The result is a telemovie, Da Kath & Kim Code, which opens as Kath and Kel (Glenn Robbins) return from a Da Vinci Code package tour of Europe to prepare for the Christmas holiday, and promises “intrigue, love, suspense, revenge and denial”.

Turner hints that the film may break one of the traditional rules of situation comedy—that characters must never change, returning to their emotional start position at the end of every episode. “In this one, some people actually change and they could change forever. The stakes are higher,” she says.

In a series, Riley says, you have to “hold it in for the eight episodes. For this, we could just go for it and whatever happens, happens. You can make it big, and go on that arc without holding back.”

For Riley and Turner it represents an opportunity to shake the tree a little, a change from playing the same riff, as hysterically funny as that same riff might be. “Sometimes you think, I wish I could change her a bit more. But at the same time, you know that is where their comedy is coming from and that is where their heart and soul is and it’s always going to be there,” Turner says.

The joy is finding new layers to the characters, Riley says, “latching onto something that feels absolutely right for that character, something you have never seen that character do before. That’s the really exciting thing.”

With the script written, the challenge was to deliver a telemovie to the ABC before the end of this year. As well as writing and starring in Kath & Kim, Riley and Turner are also co-producers, with Laura Waters and Rick McKenna (Riley’s husband).

The shoot was intense, Riley says. “We had a couple of very huge things that we’ve never had before—big routines and big moments that took longer than we thought to shoot. It was a little hairy for a minute there in the first week because we thought we’d over-committed ourselves.”

But as producers the experience was fantastic, Turner says. “It was so satisfying to see all the elements and the cogs and the wheels churning really smoothly. Those big shoots went so well, it was great as producers to feel that everyone had put 100 per cent into the day.”

Neither will discuss those “big shoots” in detail, preferring to keep the film’s twists and turns a secret. What is known is that Australian comedian Barry Humphries and Canadian crooner Michael Buble appear in the film. Newspaper reports that Elton John also appears seem less concrete.

There are rumours it is a holiday movie (not difficult to believe, given it opens two weeks before Christmas) and possibly a road movie (less likely). “Well, Kel does go for a walk along the road,” Riley says, laughing. “Kim does drive my Barina,” Turner says. “I think that’s about as road as it gets,” Riley says. But, Turner says, “some overseas elements are involved. We’ve gone global.”

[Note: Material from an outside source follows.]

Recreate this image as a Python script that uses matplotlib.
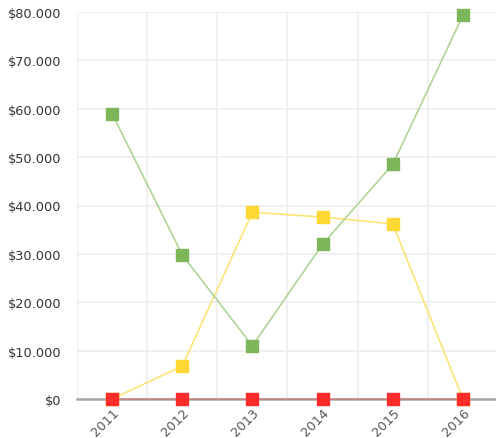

Indeed they have. The series has been sold to a raft of countries, including New Zealand, Singapore, Finland, Canada, Ireland and the US. In Britain, it screens on BBC2, which has launched some of the best recent comedies, including Absolutely Fabulous and The Office.

There is a belief, certainly within Australia, that Kath & Kim’s success stems from the way it taps something innately Australian and shrouds it in the dark, disturbing cloak of our suburban souls. In fact, Riley and Turner concede, feedback from foreign audiences suggests that might be a fallacy.

“England, America, Europe, Holland in particular … they totally get it,” Turner says. “They are such types—the try-hard wife, the princess spoiled daughter, the doormat husband.” Fans, Riley says, regularly say “that’s my family. We get that all over the world now. It’s universal.”

More boldly, talks are under way to adapt the series in several countries, replacing Kath and Kim with local equivalents, much in the same way Prisoner became Hinter Gittern (Germany) or Mother and Son became Keeping Mum (UK), Gloem inte mamma! (Sweden) and Pas pa mor (Denmark). “If it happens we would like to see the essence of the show retained,” Riley says. It would become its own show, Turner says. “We can’t see it being detrimental to the original Kath & Kim and it would be exciting to see what another country will do with it.”

Either way, a fifth outing in Australia seems inevitable. And Riley and Turner have no objection. “Like I said, there is absolutely no world domination plan. We will see how this goes,” Riley says. “We had a fantastic time doing this, we enjoyed the writing and the performing of it, and if the audience really likes it, then maybe there’s life in the old girl yet.”

Da Kath & Kim Code airs on the ABC on Sunday at 8.30pm.